Public would be “shocked” by how credit hire works, says judge


Volkswagen ID4: Claimant did not know car remained roadworthy after accident

The public would be “shocked” to learn how the credit hire industry operates, a senior district judge has suggested in a case where he had to award £55,000 for an unnecessary 96-day car hire.

District Judge Richard Lumb, sitting in Oxford, said that, had the case been decided on what the claimant could have done to mitigate her losses if her solicitors had made her aware of the full circumstances, the award would have been £11,000.

But that was not the law as laid down by the higher courts, he observed.

In Piercy v Kangethe [2025] EWCC 11, the defendant reversed her car into the parked Volkswagen ID4 leased by NHS Fleet Assist for use by Lauren Piercy, a specialist nurse in Reading.

Liability was promptly admitted and the court had to determine quantum of the special damages claim, principally credit hire, the costs of repair having already been agreed.

DJ Lumb, a former president of the Association of Her Majesty’s District Judges, said this was a straightforward credit hire claim of a type dealt with by county courts every day.

“What might come as a shock to the general public is how the credit hire industry operates,” he said.

“In particular, some may consider the sums of money that motor insurers of culpable policyholders become liable for to be staggering.
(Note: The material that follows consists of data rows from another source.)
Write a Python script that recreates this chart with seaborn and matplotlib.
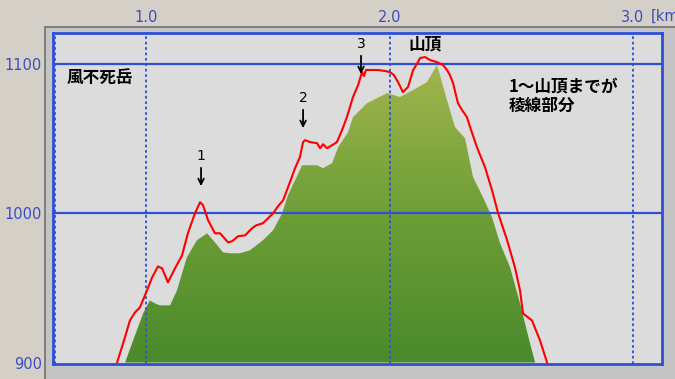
import numpy as np
import pandas as pd
import matplotlib
matplotlib.use("Agg")
import matplotlib.pyplot as plt
import seaborn as sns
from matplotlib.patches import Rectangle, Polygon
from matplotlib.colors import LinearSegmentedColormap

# ---- data (distance km, elevation m) ----
route_km = [0.881, 0.906, 0.934, 0.955, 0.975, 1.004, 1.025, 1.049, 1.066, 1.090,
            1.119, 1.148, 1.172, 1.201, 1.222, 1.234, 1.255, 1.283, 1.304, 1.337,
            1.353, 1.378, 1.407, 1.435, 1.452, 1.480, 1.501, 1.522, 1.542, 1.563,
            1.591, 1.612, 1.632, 1.645, 1.653, 1.674, 1.702, 1.715, 1.727, 1.743,
            1.764, 1.784, 1.805, 1.825, 1.850, 1.871, 1.887, 1.895, 1.903, 1.920,
            1.953, 1.982, 2.002, 2.018, 2.035, 2.055, 2.076, 2.097, 2.117, 2.125,
            2.146, 2.166, 2.195, 2.220, 2.236, 2.248, 2.261, 2.281, 2.298, 2.318,
            2.331, 2.359, 2.392, 2.421, 2.446, 2.483, 2.515, 2.536, 2.548, 2.585,
            2.618, 2.647]
route_m = [900.0, 912.8, 928.2, 933.6, 936.9, 948.3, 957.0, 964.4, 963.1, 953.7,
           963.1, 971.8, 986.6, 1000.0, 1007.4, 1005.4, 995.3, 986.6, 986.6, 980.5,
           981.2, 984.6, 985.2, 989.9, 991.9, 993.3, 996.6, 1000.0, 1004.7, 1008.7,
           1020.8, 1030.2, 1037.6, 1047.7, 1049.0, 1047.7, 1047.0, 1043.6, 1046.3, 1043.6,
           1045.6, 1047.7, 1055.7, 1064.4, 1077.9, 1085.9, 1094.6, 1091.9, 1096.0, 1096.0,
           1096.0, 1095.3, 1094.6, 1092.6, 1087.9, 1081.2, 1084.6, 1096.0, 1101.3, 1104.0,
           1104.7, 1102.7, 1101.3, 1099.3, 1096.0, 1092.6, 1087.2, 1073.8, 1069.1, 1064.4,
           1057.7, 1044.3, 1030.9, 1015.4, 1000.0, 981.9, 963.8, 948.3, 932.9, 928.2,
           914.8, 900.0]

terrain_km = [0.914, 0.947, 0.988, 1.016, 1.037, 1.057, 1.099, 1.127, 1.168, 1.209,
              1.251, 1.283, 1.316, 1.345, 1.386, 1.427, 1.480, 1.522, 1.559, 1.583,
              1.612, 1.641, 1.674, 1.702, 1.727, 1.764, 1.789, 1.830, 1.850, 1.908,
              1.949, 1.990, 2.043, 2.097, 2.154, 2.195, 2.207, 2.236, 2.269, 2.310,
              2.343, 2.384, 2.421, 2.454, 2.495, 2.536, 2.577, 2.598]
terrain_m = [900.0, 914.8, 932.9, 941.6, 939.6, 938.3, 938.3, 948.3, 970.5, 981.9,
             986.6, 980.5, 973.8, 973.2, 973.2, 975.2, 981.9, 988.6, 1000.0, 1012.1,
             1022.1, 1032.2, 1032.2, 1032.2, 1030.2, 1033.6, 1044.3, 1054.4, 1064.4, 1073.8,
             1077.2, 1080.5, 1077.9, 1082.6, 1087.9, 1099.3, 1092.6, 1075.8, 1057.7, 1050.3,
             1024.2, 1010.7, 997.3, 979.9, 963.8, 939.6, 912.8, 900.0]

x_ticks = [1.0, 2.0, 3.0]
x_tick_labels = ["1.0", "2.0", "3.0"]
y_ticks = [900, 1000, 1100]
y_tick_labels = ["900", "1000", "1100"]

markers = ["1", "2", "3"]
marker_km = [1.226, 1.645, 1.883]
marker_m = [1038.3, 1077.2, 1113.4]

# ---- style ----
sns.set_style("white")
plt.rcParams["font.family"] = ["Noto Sans CJK JP", "DejaVu Sans"]
plt.rcParams["text.color"] = "black"

BLUE = "#2f4fd6"
TICKBLUE = "#3a4cc4"
fig = plt.figure(figsize=(6.75, 3.79), dpi=100, facecolor="#d4d0c8")

# raised panel behind plot
W, H = 675.0, 379.0
fig.patches.append(Rectangle((45 / W, 0), 1 - 45 / W, 1 - 27 / H, transform=fig.transFigure,
                             facecolor="#c4c4c4", edgecolor="none", zorder=-2))
fig.lines.append(plt.Line2D([45 / W, 45 / W], [0, 1 - 27 / H], transform=fig.transFigure,
                            color="#707070", lw=1.2, zorder=-1))
fig.lines.append(plt.Line2D([45 / W, 1], [1 - 27 / H, 1 - 27 / H], transform=fig.transFigure,
                            color="#707070", lw=1.2, zorder=-1))

ax = fig.add_axes([53 / W, 15 / H, 609 / W, 331 / H])
ax.set_zorder(1)
ax.set_facecolor("#dcdcdc")
ax.set_xlim(0.618, 3.119)
ax.set_ylim(899.0, 1120.8)

# gradient-filled terrain
cmap = LinearSegmentedColormap.from_list("g", ["#4a8a2b", "#6d9e37", "#a2b54d"])
grad = np.linspace(0, 1, 256).reshape(-1, 1)
im = ax.imshow(grad, cmap=cmap, origin="lower", aspect="auto",
               extent=[0.618, 3.119, 899.0, 1100.0], zorder=1)
poly = Polygon(np.column_stack([terrain_km, terrain_m]), closed=True,
               transform=ax.transData, facecolor="none", edgecolor="none")
ax.add_patch(poly)
im.set_clip_path(poly)

# grid
for yv in y_ticks[1:]:
    ax.axhline(yv, color=BLUE, lw=1.6, zorder=2)
for xv in x_ticks:
    ax.axvline(xv, color=BLUE, lw=1.3, ls=(0, (1.5, 1.5)), zorder=2)
ax.axvline(0.627, color=BLUE, lw=1.3, ls=(0, (1.5, 1.5)), zorder=2)

# route line
df = pd.DataFrame({"km": route_km, "m": route_m})
sns.lineplot(data=df, x="km", y="m", ax=ax, color="#ff0000", lw=1.5, sort=False,
             zorder=3, estimator=None)
ax.set_xlabel("")
ax.set_ylabel("")

# annotations
for lab, xk, ym in zip(markers, marker_km, marker_m):
    ax.text(xk, ym, lab, ha="center", va="center", fontsize=10, color="black",
            family="DejaVu Sans", zorder=5)
    ax.annotate("", xy=(xk, ym - 22), xytext=(xk, ym - 6),
                arrowprops=dict(arrowstyle="->", color="black", lw=1.3,
                                mutation_scale=10), zorder=5)

cjk = dict(fontsize=12, fontweight="bold", color="black", zorder=5)
ax.text(2.146, 1113.4, "山頂", ha="center", va="center", **cjk)
ax.text(0.676, 1090.6, "風不死岳", ha="left", va="center", **cjk)
ax.text(2.49, 1085.2, "1～山頂までが", ha="left", va="center", **cjk)
ax.text(2.49, 1071.8, "稜線部分", ha="left", va="center", **cjk)

# ticks
tickfont = ["DejaVu Sans"]
ax.xaxis.tick_top()
ax.set_xticks(x_ticks)
ax.set_xticklabels(x_tick_labels, color=TICKBLUE, fontsize=10.5, family=tickfont)
ax.set_yticks(y_ticks)
ax.set_yticklabels(y_tick_labels, color=TICKBLUE, fontsize=10.5, family=tickfont)
ax.tick_params(axis="x", length=0, pad=5.5)
ax.tick_params(axis="y", length=0, pad=8)
fig.text(651 / W, 1 - 16 / H, "[km]", ha="left", va="center", color=TICKBLUE,
         fontsize=10.5, family=tickfont)

for s in ax.spines.values():
    s.set_color(BLUE)
    s.set_linewidth(2.0)
    s.set_zorder(4)

fig.savefig("out.png", dpi=100, facecolor=fig.get_facecolor())
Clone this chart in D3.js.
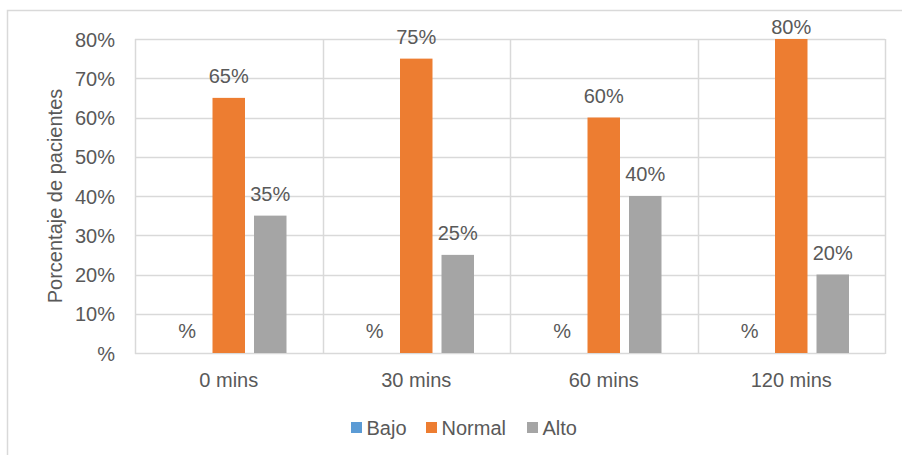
<!DOCTYPE html>
<html>
<head>
<meta charset="utf-8">
<script src="https://cdn.jsdelivr.net/npm/d3@7"></script>
<style>
  html, body { margin: 0; padding: 0; background: #fff; }
  svg { display: block; font-family: "Liberation Sans", Arial, sans-serif; }
</style>
</head>
<body>
<svg id="chart" width="902" height="455"></svg>
<script>
// Chart data
const categories = ["0 mins", "30 mins", "60 mins", "120 mins"];
const seriesNames = ["Bajo", "Normal", "Alto"];
const bajo   = [0, 0, 0, 0];
const normal = [65, 75, 60, 80];
const alto   = [35, 25, 40, 20];
const yTicks = [0, 10, 20, 30, 40, 50, 60, 70, 80];
const yTitle = "Porcentaje de pacientes";

const colors = { Bajo: "#5B9BD5", Normal: "#ED7D31", Alto: "#A5A5A5" };
const values = { Bajo: bajo, Normal: normal, Alto: alto };

// "#%" style formatting: zero shows only the percent sign
const fmt = v => (v === 0 ? "%" : v + "%");

const svg = d3.select("#chart");
const W = 902, H = 455;
const plot = { left: 135, right: 885, top: 39, bottom: 353 };
const textColor = "#595959";
const gridColor = "#D9D9D9";
const fontSize = 20;

// Outer chart frame
svg.append("rect")
  .attr("x", 7.5).attr("y", 10.5)
  .attr("width", W + 10).attr("height", H + 10)
  .attr("fill", "#fff").attr("stroke", gridColor).attr("stroke-width", 1.5);

const x0 = d3.scaleBand().domain(categories).range([plot.left, plot.right]).padding(0);
const groupPad = 31.5;
const x1 = d3.scaleBand().domain(seriesNames)
  .range([groupPad, x0.bandwidth() - groupPad])
  .paddingInner(0.217).paddingOuter(0.1085);
const y = d3.scaleLinear().domain([0, 80]).range([plot.bottom, plot.top]);

// Horizontal gridlines
svg.append("g").selectAll("line").data(yTicks).join("line")
  .attr("x1", plot.left).attr("x2", plot.right)
  .attr("y1", d => Math.round(y(d)) + 0.5).attr("y2", d => Math.round(y(d)) + 0.5)
  .attr("stroke", gridColor).attr("stroke-width", 1.5);

// Vertical gridlines at category boundaries
const bounds = categories.map(c => x0(c)).concat([plot.right]);
svg.append("g").selectAll("line").data(bounds).join("line")
  .attr("x1", d => Math.round(d) + 0.5).attr("x2", d => Math.round(d) + 0.5)
  .attr("y1", plot.top).attr("y2", plot.bottom + 1)
  .attr("stroke", gridColor).attr("stroke-width", 1.5);

// Y axis tick labels
const yAxis = d3.axisLeft(y).tickValues(yTicks).tickFormat(fmt).tickSize(0).tickPadding(20);
const gy = svg.append("g").attr("transform", `translate(${plot.left},0)`).call(yAxis);
gy.select(".domain").remove();
gy.selectAll("text")
  .attr("fill", textColor).attr("font-size", fontSize)
  .attr("font-family", "'Liberation Sans', Arial, sans-serif")
  .attr("dy", "0.36em");

// X axis category labels
const xAxis = d3.axisBottom(x0).tickSize(0).tickPadding(20);
const gx = svg.append("g").attr("transform", `translate(0,${plot.bottom})`).call(xAxis);
gx.select(".domain").remove();
gx.selectAll("text")
  .attr("fill", textColor).attr("font-size", fontSize)
  .attr("font-family", "'Liberation Sans', Arial, sans-serif")
  .attr("dy", "0.71em");

// Bars
const rows = [];
categories.forEach((c, i) => seriesNames.forEach(s => rows.push({ cat: c, series: s, value: values[s][i] })));

svg.append("g").selectAll("rect").data(rows.filter(d => d.value > 0)).join("rect")
  .attr("x", d => x0(d.cat) + x1(d.series))
  .attr("y", d => y(d.value))
  .attr("width", x1.bandwidth())
  .attr("height", d => y(0) - y(d.value))
  .attr("fill", d => colors[d.series]);

// Data labels
svg.append("g").selectAll("text").data(rows).join("text")
  .attr("x", d => x0(d.cat) + x1(d.series) + x1.bandwidth() / 2)
  .attr("y", d => Math.max(y(d.value) - 15, 34))
  .attr("text-anchor", "middle")
  .attr("fill", textColor).attr("font-size", fontSize)
  .text(d => fmt(d.value));

// Y axis title
svg.append("text")
  .attr("transform", `translate(62,${(plot.top + plot.bottom) / 2}) rotate(-90)`)
  .attr("text-anchor", "middle")
  .attr("fill", textColor).attr("font-size", fontSize)
  .text(yTitle);

// Legend
const legendItems = [
  { name: "Bajo", sx: 351 },
  { name: "Normal", sx: 426 },
  { name: "Alto", sx: 527 }
];
const lg = svg.append("g");
legendItems.forEach(it => {
  lg.append("rect").attr("x", it.sx).attr("y", 422).attr("width", 11).attr("height", 11)
    .attr("fill", colors[it.name]);
  lg.append("text").attr("x", it.sx + 15.5).attr("y", 434.5)
    .attr("fill", textColor).attr("font-size", fontSize)
    .text(it.name);
});
</script>
</body>
</html>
These are recoverable by operation of the existing common law determined by the higher courts and binding upon judges in the county court.

“In an age where motor insurance premiums are reported to have risen to unprecedented levels, some may find it surprising that there appears to be no real appetite in the insurance industry to campaign for reform, presumably by Parliament, to control the level of credit hire charges compared to the ordinary market basic hire rate.”

Describing Ms Piercy as “an honest, straightforward witness”, he said her oral evidence “provided the clearest insight of how credit hire claims operate in practice and how an innocent motorist effectively cedes all control to the credit hire company and their solicitors once they commence the process”.

Other than being told that the repairs would take about a week, “it was striking how little she had been informed about the details of how the claim was proceeding”, he said.

Immediately after the accident on 7 September 2023, Ms Piercy telephoned NHS Fleet Claims. It transferred her call to Newcastle firm Winn Solicitors, which set up the credit hire on her behalf with its subsidiary, On Hire.

Ms Piercy was never sent a copy of the engineer’s report, which actually assessed her car as roadworthy – she could have continued to drive it until the repairs could be carried out, and told the court she would have done had she known.

Though the parts for the repair were received by the garage on 20 September, for unknown reasons the repairs were not completed until 11 December.

The judge said the trial bundle included a number of telephone attendance notes from Winn Solicitors with the garage.

“These… give an impression of compliance with a tick box exercise process of making regular calls without any proper or detailed enquiry as to why the repairs were taking much longer than expected let alone insisting on any urgency of the need for the repairs to be completed promptly.”

Ms Piercy said she called Winn regularly but “never got anywhere”; it was the same when she called the repairer directly.

The judge said the reasonable period to hire an alternative vehicle should have been about 21 days, from 7 to 28 September.

But as Ms Piercy satisfied the court that she was impecunious – meaning she could not have hired a car herself at much lower rates – the credit hire rates therefore applied.

DJ Lumb said: “In any event, I accept her evidence that she was never advised that she had an option to hire a vehicle herself. Instead, she believed that she was following the process put in place by NHS Fleet for provision of an alternative vehicle. In my judgement it was entirely reasonable for her to believe this.”

Ms Piercy also said that, had she known, she would also have avoided incurring the collection and delivery charges of the hire car, and the recovery and storage charges of the VW.

If she had known all this, the value of her claim would have been limited to the credit hire charges for 21 days, £11,018, together with repair costs of £4,552, and not the claim of £55,271.

“Unfortunately for the defendant, these claims are rarely decided on the basis of what the claimant could have done to mitigate her losses had she known the full circumstances but on the basis of what she did know and any delay has to have been caused by the claimant’s own conduct or actions.

“That is the ratio of the decision of the Court of Appeal in Mattocks v Mann [1973] RTR 13 later confirmed in Burdis v Livsey [2002] EWCA Civ 510 which are binding on this court.”

Ms Piercy’s conduct throughout was “beyond reproach”. DJ Lumb held the defendant liable for the credit hire, delivery and storage charges as claimed.